Secondly, it seems on the face of it impossible to justify the behaviour of the FCO in its efforts to get rid of Mr Murray, first from his position as ambassador in Tashkent, and subsequently from the Diplomatic Service altogether.  The mounting of formal investigations into a raft of wild and improbable allegations, virtually all of them eventually droipped for lack of evidence, about his private and official behaviour and the aspersions apparently cast on his mental health, give every impression of shabby and disreputable handling of an employee to whom the Foreign and Commonwealth Office had a duty of care.  It was only when classified documents which he had written began to be leaked to the British press (Mr Murray denies having leaked them himself) and then Mr Murray started to give media interviews about the way he was being treated by the FCO (in which he also confirmed the authenticity of the leaked documents and of the views and accusations expressed and made in them) that the FCO seems to have acquired a reasonable ground for ensuring that Mr Murray left the public service.  Yet we shouldn’t withhold all sympathy from the FCO’s managers in all this:  Mr Murray must have been an exceptionally difficult customer to manage, with his persistent and passionate advocacy of policies that no government could realistically have accepted, his refusal to accept that his recommendations had been considered but rejected, his yen for going public with his views, and his sometimes admittedly unconventional behaviour as an ambassador.  Unelected public servants have to accept extensive constraints on their freedom to go public with their private opinions, especially where these conflict with the considered policies of elected ministers;  and those who can’t or won’t accept those constraints can’t ultimately be accommodated within the public service.

My own conclusion from all this would be that we should use such limited influence as we might have with the Uzbeks to desist from the practice of torture (and other human rights abuses), stressing that they obstruct a mutually beneficial relationship between our two countries;  we should press the Americans and others to do the same;  we should not hesitate to make public our condemnation of such abuses;  and we should devise material incentives to induce the Uzbeks to improve their performance.  In our intelligence service’s relations with their Uzbek opposite numbers, to the extent that such relations exist, they should explain that Uzbek information provided to us but obtained by torture is far less valuable to us than information fromn untainted sources, since torture-tainted information can’t be used in our courts and can’t therefore be used by our ministers as a basis for detaining or deporting terrorists (because it can’t be used in court in response to any appeal). They should also constantly stress to the Uzbeks that torture-tainted information is inherently less likely to be reliable and accurate than information obtained by legitimate means.  They should remind the Uzbeks repeatedly that information got by torture is largely useless to us, is contrary to Uzbekistan’s international obligations and is harmful to UK-Uzbek relations.  They should do everything possible to bring home to the Uzbeks that in practical terms as well as ethically, torture is a lousy way to extract information.  They should never give the slightest hint of encouragement of or connivance at torture.  But if, after all this, they still find themselves receiving information, however tainted, that might enable an act of terrorism against the UK or British citizens to be thwarted, or detected, or terrorists identified and taken out of circulation, it must be right to act on it so as to seek to corroborate or refute it, and anyone suggesting the contrary can’t expect to be taken seriously.  That, at any rate, is my admittedly somewhat reluctant view.

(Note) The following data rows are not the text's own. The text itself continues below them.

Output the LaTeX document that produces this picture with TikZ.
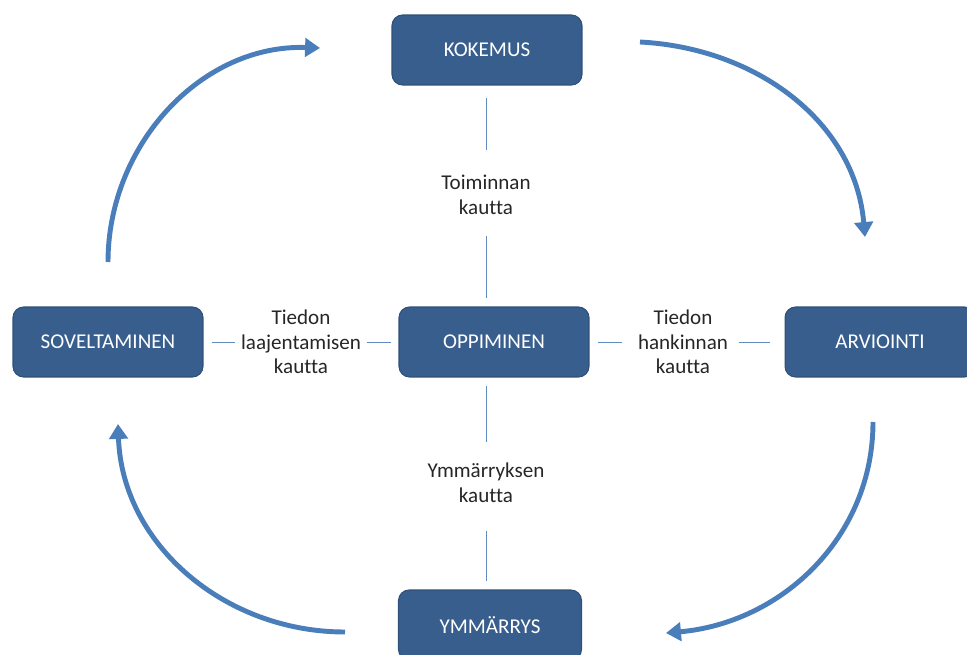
\documentclass[tikz,border=0pt]{standalone}
\usepackage{fontspec}
\setmainfont{Carlito}[Ligatures={NoCommon}]
\usetikzlibrary{arrows.meta, positioning}

\definecolor{boxblue}{HTML}{375E8D}
\definecolor{arrowblue}{HTML}{4A7EBB}
\definecolor{linkblue}{HTML}{5F8BC0}

\begin{document}
\begin{tikzpicture}[
    x=0.02cm, y=-0.02cm,
    font=\fontsize{12}{14}\selectfont,
    phase/.style={draw=boxblue!85!black, rectangle, rounded corners=6pt,
        minimum width=3.8cm, minimum height=1.4cm, fill=boxblue,
        text=white, line width=0.6pt},
    via/.style={align=center, text=black!85, inner sep=0pt},
    link/.style={draw=linkblue, line width=0.5pt},
    cycle/.style={draw=arrowblue, line width=2.8pt,
        -{Triangle[length=8.5pt,width=10.5pt]}},
]
\useasboundingbox (0,0) rectangle (967,655);

% === Phases ===
\node[phase] (kok) at (487, 50) {KOKEMUS};
\node[phase] (sov) at (108, 342) {SOVELTAMINEN};
\node[phase] (opp) at (494, 342) {OPPIMINEN};
\node[phase] (arv) at (880, 342) {ARVIOINTI};
\node[phase, minimum width=3.66cm] (ymm) at (490, 625) {YMMÄRRYS};

% === Ways of learning ===
\node[via] (toim) at (486, 195) {Toiminnan\\kautta};
\node[via] (laaj) at (301, 342) {Tiedon\\laajentamisen\\kautta};
\node[via] (hank) at (683, 342) {Tiedon\\hankinnan\\kautta};
\node[via] (ymmk) at (486, 483) {Ymmärryksen\\kautta};

\draw[link] ([yshift=-7pt]kok.south -| toim) -- ([yshift=14pt]toim.north);
\draw[link] ([yshift=-12pt]toim.south) -- ([yshift=5pt]opp.north -| toim);
\draw[link] ([yshift=-5pt]opp.south -| ymmk) -- ([yshift=12pt]ymmk.north);
\draw[link] ([yshift=-16pt]ymmk.south) -- ([yshift=5pt]ymm.north -| ymmk);
\draw[link] ([xshift=5pt]sov.east) -- ([xshift=-3pt]laaj.west);
\draw[link] ([xshift=3pt]laaj.east) -- ([xshift=-4pt]opp.west);
\draw[link] ([xshift=5pt]opp.east) -- ([xshift=-9pt]hank.west);
\draw[link] ([xshift=6pt]hank.east) -- ([xshift=-8.5pt]arv.west);

% === Cycle ===
\coordinate (c1) at (640, 42);
\coordinate (c2) at (865, 237);
\coordinate (c3) at (873, 422);
\coordinate (c4) at (666, 633);
\coordinate (c5) at (345, 632);
\coordinate (c6) at (118, 424);
\coordinate (c7) at (108, 262);
\coordinate (c8) at (320, 48);
\draw[cycle] (c1) to[out=-3, in=95] (c2);
\draw[cycle] (c3) to[out=-90, in=5] (c4);
\draw[cycle] (c5) to[out=180, in=-88] (c6);
\draw[cycle] (c7) to[out=90, in=178] (c8);

\end{tikzpicture}
\end{document}
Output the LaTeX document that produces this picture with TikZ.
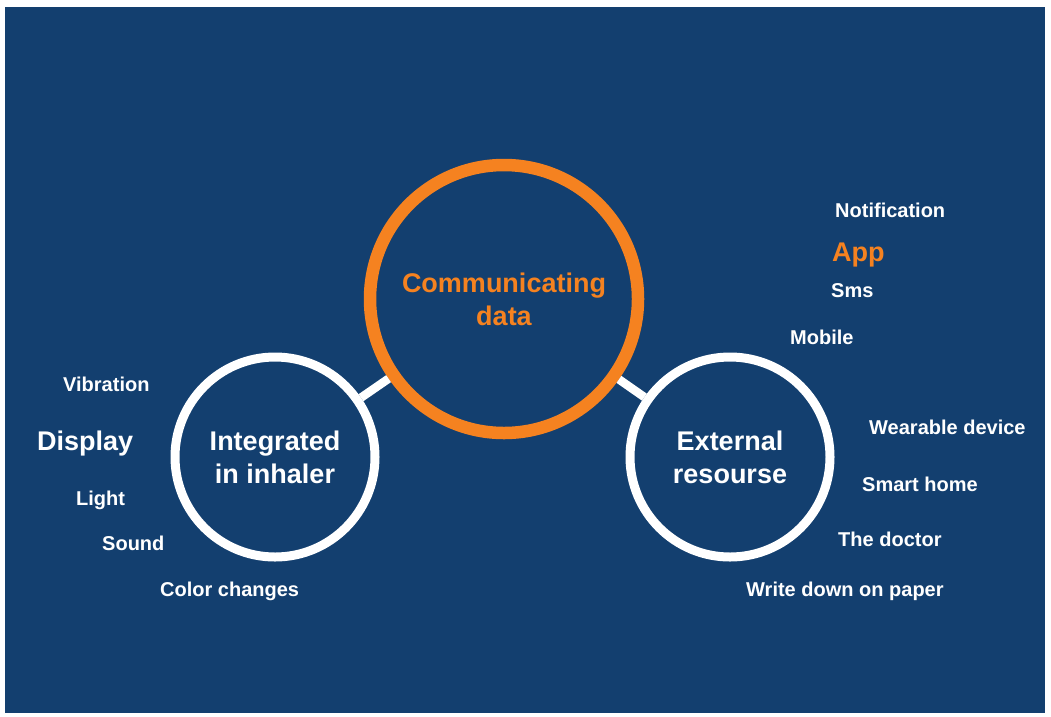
\documentclass[tikz,border=0pt]{standalone}
\usepackage{fontspec}
\setmainfont{Liberation Sans}
\definecolor{bgblue}{RGB}{19,63,111}
\definecolor{accent}{RGB}{245,130,32}
\begin{document}
\begin{tikzpicture}[x=1pt,y=-1pt,
  ring/.style={circle, draw=white, line width=9pt, minimum size=200pt, inner sep=0pt, text=white, align=center, font=\fontsize{27}{33}\selectfont\bfseries},
  link/.style={draw=white, line width=8.5pt},
  lbl/.style={anchor=base west, inner sep=0pt, text=white, font=\fontsize{20}{24}\selectfont\bfseries},
  biglbl/.style={anchor=base west, inner sep=0pt, font=\fontsize{27}{33}\selectfont\bfseries}]
\useasboundingbox[fill=white] (0,0) rectangle (1051,716);
\fill[bgblue] (5,7) rectangle (1045,713);
\node[ring, draw=accent, line width=12.5pt, minimum size=268pt, text=accent] (C) at (504,299) {Communicating\\data};
\node[ring] (L) at (275,457) {Integrated\\in inhaler};
\node[ring] (R) at (730,457) {External\\resourse};
\draw[link] (L) -- (C);
\draw[link] (R) -- (C);
% right labels
\node[lbl] (n1) at (835,217) {Notification};
\node[biglbl, text=accent] (n2) at (832,261) {App};
\node[lbl] (n3) at (831,297) {Sms};
\node[lbl] (n4) at (790,344) {Mobile};
\node[lbl] (n5) at (869,434) {Wearable device};
\node[lbl] (n6) at (862,491) {Smart home};
\node[lbl] (n7) at (838,546) {The doctor};
\node[lbl] (n8) at (746,596) {Write down on paper};
% left labels
\node[lbl] (m1) at (63,391) {Vibration};
\node[biglbl, text=white] (m2) at (37,450) {Display};
\node[lbl] (m3) at (76,505) {Light};
\node[lbl] (m4) at (102,550) {Sound};
\node[lbl] (m5) at (160,596) {Color changes};
\end{tikzpicture}
\end{document}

I haven’t attempted in this post to deal with the separate but almost equally interesting question of the rights and wrongs of publishing on the internet classified documents of this kind (i.e. Mr Murray’s three telegrams and the written advice of the FCO legal adviser).  It’s right that the issues they raise should be publicly aired and debated, but there’s also a question of the damage done to the confidence of officials, diplomats and politicians that their private exchanges and advice on sensitive policy matters won’t be leaked and published, with the risk of inhibition and lack of frankness if there is a well-founded fear that they will: cf. Sir Christopher Meyer’s recent book, which I have just read with the greatest interest and considerable disapproval.  It looks on the face of it as if the publication of the documents by Mr Murray is in breach of the Official Secrets Act, and indeed Mr Murray has challenged the government to prosecute him under the Act if it takes that view.  Perhaps there will be a reluctance to prosecute for fear that during any trial too much dirty washing would be held up to public scrutiny over the government’s treatment of Mr Murray: and that despite clear evidence of a breach of the law, a jury might refuse to convict out of sympathy for a crusading moralist plausibly if unfairly represented as standing up to a cynical and unethical establishment.  But if Mr Murray escapes unscathed from his action in publishing the documents, there’ll be a price to be paid in the quality of the essential policy debate within government and of the advice given by officials to ministers.

Postscript:  After posting the comments above, I had a look at Technorati to see how much attention Mr Murray’s publication of the classified documents is getting in the blogosphere.  Answer: 4,299 posts about Craig Murray including 20 posts in the last 18 hours (as of 10 pm GMT on new year’s day).  I was away over Christmas and have been largely bed-bound by a filthy cold since getting back, so I hadn’t realised what a stir all this has been creating.  A random sample of the blogging on the subject doesn’t inspire much confidence in the calm, objective analytical powers of a fair number of those with a view, but one or two of the appended comments do exhibit some awareness of the realities and of the moral dilemmas with which real governments, intelligence officers and diplomats are obliged to wrestle.  It’s discouraging, though, to find so many people seemingly unable to accept a government’s right and duty to try to protect the confidentiality of its own classified documents and wherever possible to penalise those who betray it.  And the casual elision of "complicity in torture" with "operational but not evidential use of leads for investigation regardless of their sources" is not far short of intellectual trickery.  Surely there are bloggers out there who can do better than that?